• _Work to complete_: Nothing after the line with "(axtop) -- (axbot);" belongs in the copy; extract the lines below from the top through that line, pictures left out.

* BEGIN Dataset records *

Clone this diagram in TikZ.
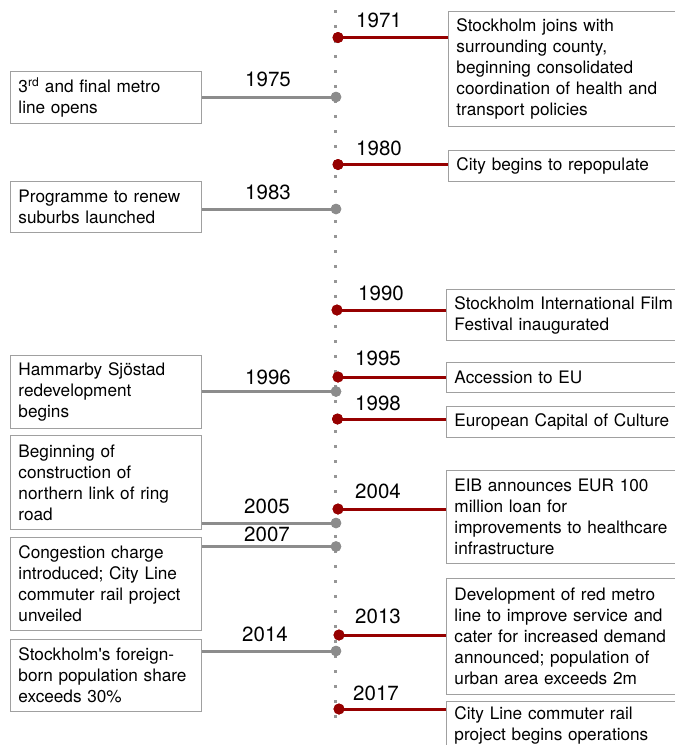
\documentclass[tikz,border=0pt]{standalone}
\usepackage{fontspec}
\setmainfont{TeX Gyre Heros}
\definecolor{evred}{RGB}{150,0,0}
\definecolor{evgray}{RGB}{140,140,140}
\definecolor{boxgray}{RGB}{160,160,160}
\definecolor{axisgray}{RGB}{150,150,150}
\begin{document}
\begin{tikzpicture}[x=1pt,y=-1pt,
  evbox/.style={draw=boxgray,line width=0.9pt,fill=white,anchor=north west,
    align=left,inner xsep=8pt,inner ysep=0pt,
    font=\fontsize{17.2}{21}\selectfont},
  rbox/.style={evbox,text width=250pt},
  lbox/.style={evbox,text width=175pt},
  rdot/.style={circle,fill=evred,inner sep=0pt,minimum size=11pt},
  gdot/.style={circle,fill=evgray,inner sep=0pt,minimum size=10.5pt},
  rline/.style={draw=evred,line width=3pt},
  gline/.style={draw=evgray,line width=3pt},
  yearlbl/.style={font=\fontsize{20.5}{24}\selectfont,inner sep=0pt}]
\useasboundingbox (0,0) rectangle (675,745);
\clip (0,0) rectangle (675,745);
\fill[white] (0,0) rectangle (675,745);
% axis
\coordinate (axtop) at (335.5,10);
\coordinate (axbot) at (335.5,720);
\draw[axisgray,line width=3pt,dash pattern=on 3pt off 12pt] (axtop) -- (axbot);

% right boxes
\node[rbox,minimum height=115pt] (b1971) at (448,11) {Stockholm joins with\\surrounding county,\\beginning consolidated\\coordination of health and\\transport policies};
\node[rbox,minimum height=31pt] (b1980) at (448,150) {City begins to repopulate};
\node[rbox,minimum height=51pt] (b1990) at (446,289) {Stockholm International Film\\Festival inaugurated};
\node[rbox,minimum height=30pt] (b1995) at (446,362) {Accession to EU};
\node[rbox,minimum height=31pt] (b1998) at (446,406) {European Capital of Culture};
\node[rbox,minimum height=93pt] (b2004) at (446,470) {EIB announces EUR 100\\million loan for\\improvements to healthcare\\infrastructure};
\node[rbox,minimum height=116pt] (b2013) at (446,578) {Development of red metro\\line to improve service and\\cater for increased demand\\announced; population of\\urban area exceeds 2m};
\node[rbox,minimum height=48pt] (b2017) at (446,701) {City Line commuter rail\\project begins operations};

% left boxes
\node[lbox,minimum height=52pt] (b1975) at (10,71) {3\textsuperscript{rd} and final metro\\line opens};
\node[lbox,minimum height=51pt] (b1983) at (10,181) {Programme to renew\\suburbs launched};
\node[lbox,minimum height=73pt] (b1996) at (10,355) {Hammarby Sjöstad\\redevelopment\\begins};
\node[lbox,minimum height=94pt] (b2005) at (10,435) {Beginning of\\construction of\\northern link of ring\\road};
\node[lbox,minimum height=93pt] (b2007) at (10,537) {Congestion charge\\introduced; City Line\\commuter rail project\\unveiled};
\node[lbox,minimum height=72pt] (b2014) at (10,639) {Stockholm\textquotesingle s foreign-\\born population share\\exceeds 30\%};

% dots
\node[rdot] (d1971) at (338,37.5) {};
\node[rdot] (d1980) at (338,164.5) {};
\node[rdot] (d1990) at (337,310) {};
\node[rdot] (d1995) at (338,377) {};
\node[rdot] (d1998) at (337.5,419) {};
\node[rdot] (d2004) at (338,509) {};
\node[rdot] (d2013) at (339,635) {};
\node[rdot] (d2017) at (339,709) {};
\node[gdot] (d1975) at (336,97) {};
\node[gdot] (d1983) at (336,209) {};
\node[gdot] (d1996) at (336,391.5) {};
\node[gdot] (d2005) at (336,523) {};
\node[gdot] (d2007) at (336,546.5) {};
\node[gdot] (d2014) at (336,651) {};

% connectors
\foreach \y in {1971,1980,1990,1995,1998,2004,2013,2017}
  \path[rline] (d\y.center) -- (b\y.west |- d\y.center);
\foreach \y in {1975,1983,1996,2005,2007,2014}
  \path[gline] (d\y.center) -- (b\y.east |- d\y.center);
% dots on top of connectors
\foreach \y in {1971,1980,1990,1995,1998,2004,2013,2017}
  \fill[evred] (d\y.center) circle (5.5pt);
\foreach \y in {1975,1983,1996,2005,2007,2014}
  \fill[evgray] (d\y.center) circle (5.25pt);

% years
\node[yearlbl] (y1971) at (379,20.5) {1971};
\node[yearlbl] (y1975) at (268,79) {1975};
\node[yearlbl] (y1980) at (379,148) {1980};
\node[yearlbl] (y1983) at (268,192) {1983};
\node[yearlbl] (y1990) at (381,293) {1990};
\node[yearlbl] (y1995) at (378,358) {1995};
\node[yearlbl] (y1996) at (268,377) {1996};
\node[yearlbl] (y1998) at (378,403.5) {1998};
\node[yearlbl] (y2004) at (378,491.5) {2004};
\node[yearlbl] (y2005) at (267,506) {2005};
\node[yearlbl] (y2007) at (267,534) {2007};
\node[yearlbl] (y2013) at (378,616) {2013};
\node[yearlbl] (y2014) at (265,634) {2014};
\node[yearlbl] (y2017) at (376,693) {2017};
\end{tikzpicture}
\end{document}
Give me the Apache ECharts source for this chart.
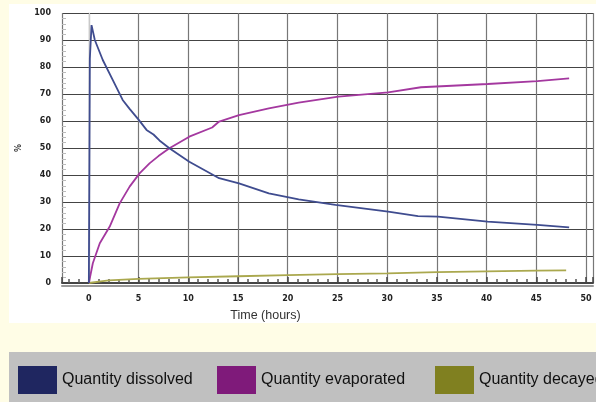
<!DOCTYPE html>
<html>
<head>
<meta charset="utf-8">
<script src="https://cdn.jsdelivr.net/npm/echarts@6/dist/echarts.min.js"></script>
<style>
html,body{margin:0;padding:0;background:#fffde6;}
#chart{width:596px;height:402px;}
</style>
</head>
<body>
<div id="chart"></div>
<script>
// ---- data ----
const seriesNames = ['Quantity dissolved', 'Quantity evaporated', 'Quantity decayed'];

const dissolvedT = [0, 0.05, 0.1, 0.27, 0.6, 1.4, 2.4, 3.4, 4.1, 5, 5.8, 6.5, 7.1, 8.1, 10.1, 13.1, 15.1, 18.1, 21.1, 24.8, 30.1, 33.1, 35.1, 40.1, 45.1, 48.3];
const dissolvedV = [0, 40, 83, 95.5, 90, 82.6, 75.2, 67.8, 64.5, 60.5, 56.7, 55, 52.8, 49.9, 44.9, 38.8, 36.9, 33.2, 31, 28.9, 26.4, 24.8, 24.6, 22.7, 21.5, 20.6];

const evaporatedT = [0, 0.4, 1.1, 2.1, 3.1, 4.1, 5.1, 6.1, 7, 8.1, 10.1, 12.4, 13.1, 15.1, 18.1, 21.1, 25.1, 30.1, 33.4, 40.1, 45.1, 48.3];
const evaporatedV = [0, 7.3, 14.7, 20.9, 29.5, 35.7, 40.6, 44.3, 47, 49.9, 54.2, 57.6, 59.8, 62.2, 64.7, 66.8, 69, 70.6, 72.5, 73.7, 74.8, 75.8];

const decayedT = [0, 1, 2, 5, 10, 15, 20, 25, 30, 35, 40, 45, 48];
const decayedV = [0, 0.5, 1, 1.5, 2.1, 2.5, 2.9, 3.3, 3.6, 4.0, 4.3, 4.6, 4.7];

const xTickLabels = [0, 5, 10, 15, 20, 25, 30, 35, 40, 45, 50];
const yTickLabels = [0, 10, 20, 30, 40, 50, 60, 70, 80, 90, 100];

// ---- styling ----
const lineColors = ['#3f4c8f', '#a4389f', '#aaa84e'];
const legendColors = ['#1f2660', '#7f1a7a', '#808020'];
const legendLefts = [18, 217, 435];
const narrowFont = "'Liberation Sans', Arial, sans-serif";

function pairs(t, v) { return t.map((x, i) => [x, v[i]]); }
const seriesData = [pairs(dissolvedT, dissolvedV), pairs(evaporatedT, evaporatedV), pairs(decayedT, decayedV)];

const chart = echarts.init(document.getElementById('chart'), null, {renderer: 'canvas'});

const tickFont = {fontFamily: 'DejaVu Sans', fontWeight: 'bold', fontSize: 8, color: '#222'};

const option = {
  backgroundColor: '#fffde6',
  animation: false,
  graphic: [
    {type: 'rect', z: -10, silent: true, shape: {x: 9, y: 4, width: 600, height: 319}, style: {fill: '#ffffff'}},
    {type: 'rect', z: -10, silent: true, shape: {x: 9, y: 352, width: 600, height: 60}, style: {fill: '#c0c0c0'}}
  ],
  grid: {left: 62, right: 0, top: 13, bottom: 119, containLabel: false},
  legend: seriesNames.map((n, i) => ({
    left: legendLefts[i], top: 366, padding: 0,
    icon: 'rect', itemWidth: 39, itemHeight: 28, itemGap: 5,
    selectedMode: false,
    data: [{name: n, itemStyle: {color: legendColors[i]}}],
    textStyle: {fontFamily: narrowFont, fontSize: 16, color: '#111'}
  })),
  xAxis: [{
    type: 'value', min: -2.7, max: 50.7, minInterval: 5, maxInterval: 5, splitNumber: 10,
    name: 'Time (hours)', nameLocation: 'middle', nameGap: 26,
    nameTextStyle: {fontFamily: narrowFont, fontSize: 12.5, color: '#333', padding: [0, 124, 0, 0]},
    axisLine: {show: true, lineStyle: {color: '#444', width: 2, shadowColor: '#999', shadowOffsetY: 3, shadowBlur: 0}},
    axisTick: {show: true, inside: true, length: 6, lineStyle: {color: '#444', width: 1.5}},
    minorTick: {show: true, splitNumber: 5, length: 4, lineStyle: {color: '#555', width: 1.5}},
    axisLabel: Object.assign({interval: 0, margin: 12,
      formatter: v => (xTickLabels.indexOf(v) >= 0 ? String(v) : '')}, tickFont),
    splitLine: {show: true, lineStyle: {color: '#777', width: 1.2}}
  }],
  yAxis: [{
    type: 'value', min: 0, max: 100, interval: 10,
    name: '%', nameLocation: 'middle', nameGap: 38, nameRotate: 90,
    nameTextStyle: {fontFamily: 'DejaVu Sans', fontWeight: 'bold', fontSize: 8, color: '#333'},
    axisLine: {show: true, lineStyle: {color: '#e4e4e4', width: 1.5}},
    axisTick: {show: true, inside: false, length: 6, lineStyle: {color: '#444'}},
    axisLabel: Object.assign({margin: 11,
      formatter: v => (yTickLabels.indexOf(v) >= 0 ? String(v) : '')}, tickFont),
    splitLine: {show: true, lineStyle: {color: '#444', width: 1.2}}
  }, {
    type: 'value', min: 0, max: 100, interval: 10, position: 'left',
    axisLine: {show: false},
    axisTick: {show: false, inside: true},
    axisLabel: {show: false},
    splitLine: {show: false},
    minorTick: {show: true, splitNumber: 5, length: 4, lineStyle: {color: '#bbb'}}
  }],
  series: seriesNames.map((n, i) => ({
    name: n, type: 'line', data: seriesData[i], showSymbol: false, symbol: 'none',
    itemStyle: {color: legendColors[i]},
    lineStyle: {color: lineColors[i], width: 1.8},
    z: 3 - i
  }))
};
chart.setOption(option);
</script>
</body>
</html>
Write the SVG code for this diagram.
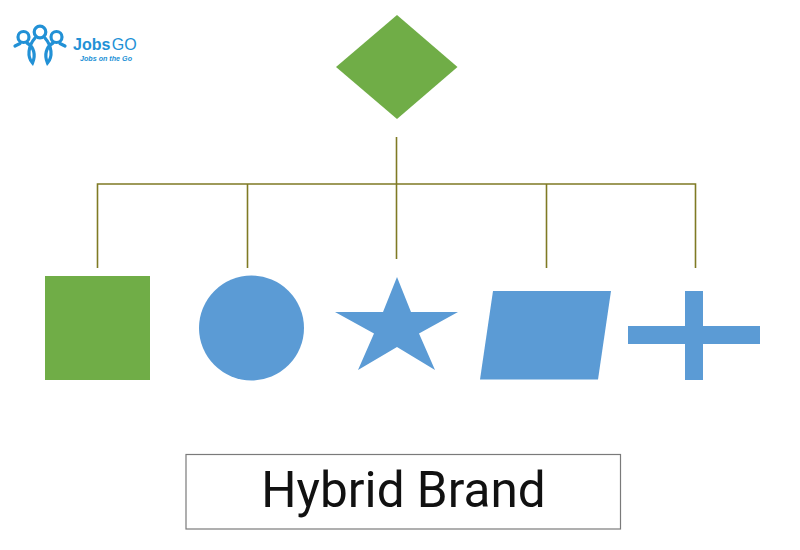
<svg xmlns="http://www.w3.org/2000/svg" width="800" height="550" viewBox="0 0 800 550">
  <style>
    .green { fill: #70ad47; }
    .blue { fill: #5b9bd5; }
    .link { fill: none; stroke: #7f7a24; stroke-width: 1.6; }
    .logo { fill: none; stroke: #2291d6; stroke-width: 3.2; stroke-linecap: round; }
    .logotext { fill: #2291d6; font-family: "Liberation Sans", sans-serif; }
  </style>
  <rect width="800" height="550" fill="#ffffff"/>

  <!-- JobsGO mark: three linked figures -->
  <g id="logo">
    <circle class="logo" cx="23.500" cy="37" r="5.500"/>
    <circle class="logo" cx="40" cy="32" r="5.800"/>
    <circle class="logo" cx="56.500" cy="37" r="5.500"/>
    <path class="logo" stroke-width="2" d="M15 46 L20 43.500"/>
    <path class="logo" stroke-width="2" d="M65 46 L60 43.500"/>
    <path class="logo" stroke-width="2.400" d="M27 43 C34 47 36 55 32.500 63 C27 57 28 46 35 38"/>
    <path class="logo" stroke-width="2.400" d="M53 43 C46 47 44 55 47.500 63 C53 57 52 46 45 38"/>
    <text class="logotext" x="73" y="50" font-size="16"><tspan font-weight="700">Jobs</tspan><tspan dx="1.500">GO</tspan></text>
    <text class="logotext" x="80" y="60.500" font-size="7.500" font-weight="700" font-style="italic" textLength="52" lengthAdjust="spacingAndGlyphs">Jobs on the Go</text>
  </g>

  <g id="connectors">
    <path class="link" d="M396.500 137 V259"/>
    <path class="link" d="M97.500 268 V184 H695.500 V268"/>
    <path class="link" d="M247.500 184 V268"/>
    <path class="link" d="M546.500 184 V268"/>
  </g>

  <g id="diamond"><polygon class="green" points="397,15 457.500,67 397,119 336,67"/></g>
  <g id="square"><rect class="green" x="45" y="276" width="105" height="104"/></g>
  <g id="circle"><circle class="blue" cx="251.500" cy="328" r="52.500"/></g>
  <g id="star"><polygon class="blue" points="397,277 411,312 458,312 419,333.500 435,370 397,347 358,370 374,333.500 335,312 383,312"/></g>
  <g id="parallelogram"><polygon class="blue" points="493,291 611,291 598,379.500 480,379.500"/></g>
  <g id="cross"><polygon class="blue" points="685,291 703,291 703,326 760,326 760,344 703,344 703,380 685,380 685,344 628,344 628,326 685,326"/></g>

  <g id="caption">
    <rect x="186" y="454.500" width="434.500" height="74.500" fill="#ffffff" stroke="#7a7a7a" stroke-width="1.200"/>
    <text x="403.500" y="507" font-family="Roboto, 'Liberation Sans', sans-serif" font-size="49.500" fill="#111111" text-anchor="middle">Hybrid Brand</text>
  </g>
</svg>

* END Dataset records *

• _Answer for this exercise_:
Clone this diagram in TikZ.
\documentclass[tikz,border=0pt]{standalone}
\usepackage{fontspec}
\setmainfont{TeX Gyre Heros}
\definecolor{evred}{RGB}{150,0,0}
\definecolor{evgray}{RGB}{140,140,140}
\definecolor{boxgray}{RGB}{160,160,160}
\definecolor{axisgray}{RGB}{150,150,150}
\begin{document}
\begin{tikzpicture}[x=1pt,y=-1pt,
  evbox/.style={draw=boxgray,line width=0.9pt,fill=white,anchor=north west,
    align=left,inner xsep=8pt,inner ysep=0pt,
    font=\fontsize{17.2}{21}\selectfont},
  rbox/.style={evbox,text width=250pt},
  lbox/.style={evbox,text width=175pt},
  rdot/.style={circle,fill=evred,inner sep=0pt,minimum size=11pt},
  gdot/.style={circle,fill=evgray,inner sep=0pt,minimum size=10.5pt},
  rline/.style={draw=evred,line width=3pt},
  gline/.style={draw=evgray,line width=3pt},
  yearlbl/.style={font=\fontsize{20.5}{24}\selectfont,inner sep=0pt}]
\useasboundingbox (0,0) rectangle (675,745);
\clip (0,0) rectangle (675,745);
\fill[white] (0,0) rectangle (675,745);
% axis
\coordinate (axtop) at (335.5,10);
\coordinate (axbot) at (335.5,720);
\draw[axisgray,line width=3pt,dash pattern=on 3pt off 12pt] (axtop) -- (axbot);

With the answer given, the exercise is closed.